BANK (Hongrie), 04 août 2013 (AFP) – « Rom, Juif & Gay », affiche fièrement
sur son t-shirt un participant au Festival Bankito, en Hongrie, un message
politique fort alors que la discrimination contre les minorités est une
critique récurrente contre le gouvernement conservateur hongrois.
Chaque année en été, le pittoresque village de Bank, à une cinquantaine de
kilomètres au nord de Budapest, accueille pendant trois jours ce festival
connu pour sa musique alternative, son art et son activisme civil.
Le premier festival, organisé il y a cinq ans, était centré sur la musique
juive, lui valant le surnom de « Jewstock », en référence au légendaire festival
de rock de Woodstock (Etats-Unis) en 1969. Il est depuis devenu un haut-lieu
du militantisme, où toutes les minorités sont les bienvenues.
« Bankito est un endroit sûr, où chacun peut être ce qu’il est, en toute
liberté », explique à l’AFP Adam Schonberger, 33 ans, fils de rabbin et
directeur de Marom, une organisation de jeunes juifs laïques de Budapest à
l’origine du festival, qui accueille 2.000 personnes par jour.
« Nous avons imaginé un monde où il ferait bon vivre et nous avons commencé
de le réaliser », a ajouté Adam Schonberger qui a illustré cette vision comme
« une communauté de sous-cultures, avec un zeste de judéité ».
L’année dernière, le gouvernement conservateur de Viktor Orban avait adopté
une nouvelle constitution, marquée par de profondes racines chrétiennes.
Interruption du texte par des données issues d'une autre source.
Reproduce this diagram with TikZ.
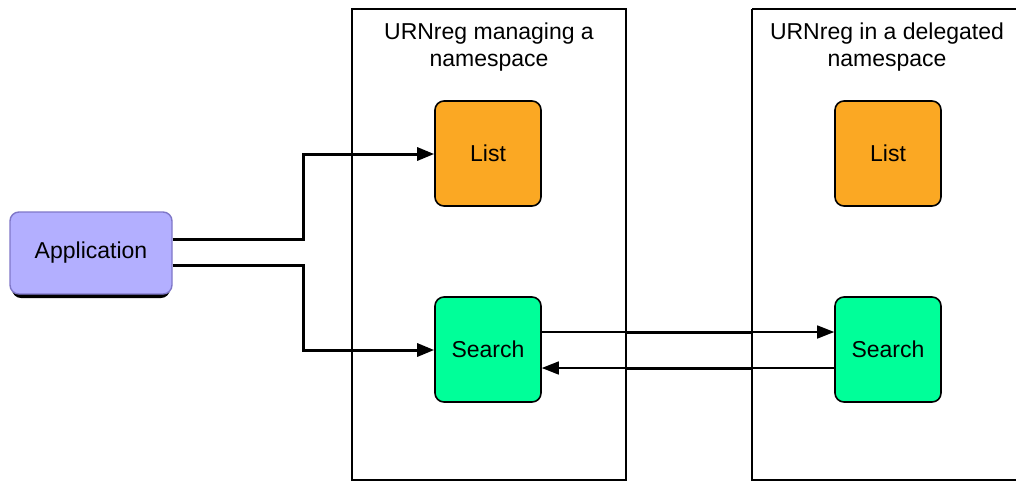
\documentclass[tikz,border=0pt]{standalone}
\usepackage{fontspec}
\setmainfont{Liberation Sans}
\usetikzlibrary{arrows.meta,shadows}
\definecolor{listc}{HTML}{FBA823}
\definecolor{searchc}{HTML}{00FF99}
\definecolor{appc}{HTML}{B3AFFF}
\definecolor{appb}{HTML}{7F77C8}
\begin{document}
\begin{tikzpicture}[x=1pt,y=-1pt,
  every node/.style={font=\fontsize{23}{27}\selectfont},
  cont/.style={draw=black,line width=1.8pt},
  box/.style={draw=black,line width=1.6pt,rounded corners=9pt,minimum width=106pt,minimum height=105pt,inner sep=0pt},
  link/.style={line width=3pt,-{Triangle[length=17pt,width=13pt]}},
  flow/.style={line width=1.5pt}]
\useasboundingbox (0,0) rectangle (1016,482);
% containers
\draw[cont] (352,9) rectangle (626,480);
\draw[cont] (752,9) -- (1020,9);
\draw[cont] (752,9) -- (752,480) -- (1020,480);
\node[align=center] (t1) at (489,47) {URNreg managing a\\namespace};
\node[align=center] (t2) at (887,47) {URNreg in a delegated\\namespace};
% boxes
\node[box,fill=listc] (list1) at (488,153.5) {List};
\node[box,fill=listc] (list2) at (888,153.5) {List};
\node[box,fill=searchc] (s1) at (488,349.5) {Search};
\node[box,fill=searchc] (s2) at (888,349.5) {Search};
% application
\fill[black,rounded corners=9pt] (12,218) rectangle (170,298);
\node[draw=appb,line width=1.4pt,fill=appc,rounded corners=9pt,minimum width=162pt,minimum height=82pt,inner sep=0pt] (app) at (91,253) {Application};
% connectors
\coordinate (a1) at (app.east |- 0,239);
\coordinate (a2) at (app.east |- 0,265);
\draw[link] (a1) -- (303,239) -- (303,154) -- (list1.west |- 0,154);
\draw[link] (a2) -- (303,265) -- (303,350) -- (s1.west |- 0,350);
% search to search
\draw[flow,-{Triangle[length=17pt,width=13pt]}] (s1.east |- 0,332) -- (s2.west |- 0,332);
\draw[flow,{Triangle[length=17pt,width=13pt]}-] (s1.east |- 0,368) -- (s2.west |- 0,368);
\draw[line width=3pt] (627,332) -- (751,332);
\draw[line width=3pt] (627,368) -- (751,368);
\end{tikzpicture}
\end{document}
Le
texte a été très critiqué, par l’Union européenne notamment, jugé
antidémocratique, discriminant envers les homosexuels ou les SDF et pas assez
protecteur des minorités rom et juive, pourtant souvent victimes de préjugés
et parfois de violences.
« Le gouvernement a une vision majoritaire de la Hongrie », selon Adam
Schonberger, « ceux qui ne partagent pas ses vues sont exclus ».
C’est là qu’intervient le Festival Bankito. En plus des concerts — de tous
types de musique, de l’expérimental à l’électronique en passant par la musique
rom –, figurent au programme du théâtre alternatif, des expositions d’art et
des ateliers politiques et sociaux sur l’éducation, la liberté de la presse ou
l’antisémitisme.
Les jeunes juifs hongrois évitent les partis politiques traditionnels mais
sont très présents dans la société civile, selon Tamas Buchler, un festivalier
de 29 ans: « Nous avons des valeurs très fortes quand il s’agit de démocratie,
des droits de l’Homme, de la lutte contre le racisme », a expliqué le fondateur
de Minyanim, un groupe qui forme de jeunes juifs d’Europe centrale pour
devenir des acteurs majeurs de leur communauté.
Les attaques, verbales ou physiques, en Hongrie contre la communauté juive
de quelque 100.000 personnes, une des plus importantes en Europe, restent
rares mais la tendance est à la hausse ces dernières années.
Le Congrès mondial juif, qui représente les communautés juives à
l’extérieur d’Israël, a tenu son assemblée générale en mai à Budapest pour
témoigner sa solidarité aux juifs hongrois. Le Premier ministre, Viktor Orban,
avait appelé à cette occasion à la « tolérance zéro » contre le racisme et
l’antisémitisme.
Cependant, son parti, Fidesz, est souvent accusé d’avoir un comportement
ambivalent à l’égard des communautés rom et juive, certains le soupçonnant de
vouloir attirer l’électorat du parti d’extrême-droite Jobbik, ouvertement
antisémite et contre les Roms, avant les élections législatives de 2014.
Pour les jeunes juifs au Bankito, l’antisémitisme n’est pas le premier
problème: Judit Mokos, 22 ans, se plaint d’une « atmosphère
anti-intellectuelle » générale dans le pays. « J’étudie les lettres, ce que le
gouvernement qualifie d’inutile et ne finance plus. Je ne suis pas sûre que
mon avenir soit en Hongrie », déplore-t-elle.
Pour Adam Schonberger, l’apathie de la population est au moins aussi
dangereuse que les lacunes du système démocratique: « Si quelque chose est
injuste, seulement quelques centaines de personnes manifestent ici, alors
qu’elles sont des milliers en Turquie ou en Bulgarie », regrette-t-il.
Pour Ima, une Roumaine de 23 ans, le festival est déjà un succès en soi et
elle dit douter qu’un tel événement puisse être organisé dans son pays: « Les
juifs de Hongrie sont définitivement sortis de leur ghetto », se réjouit-elle.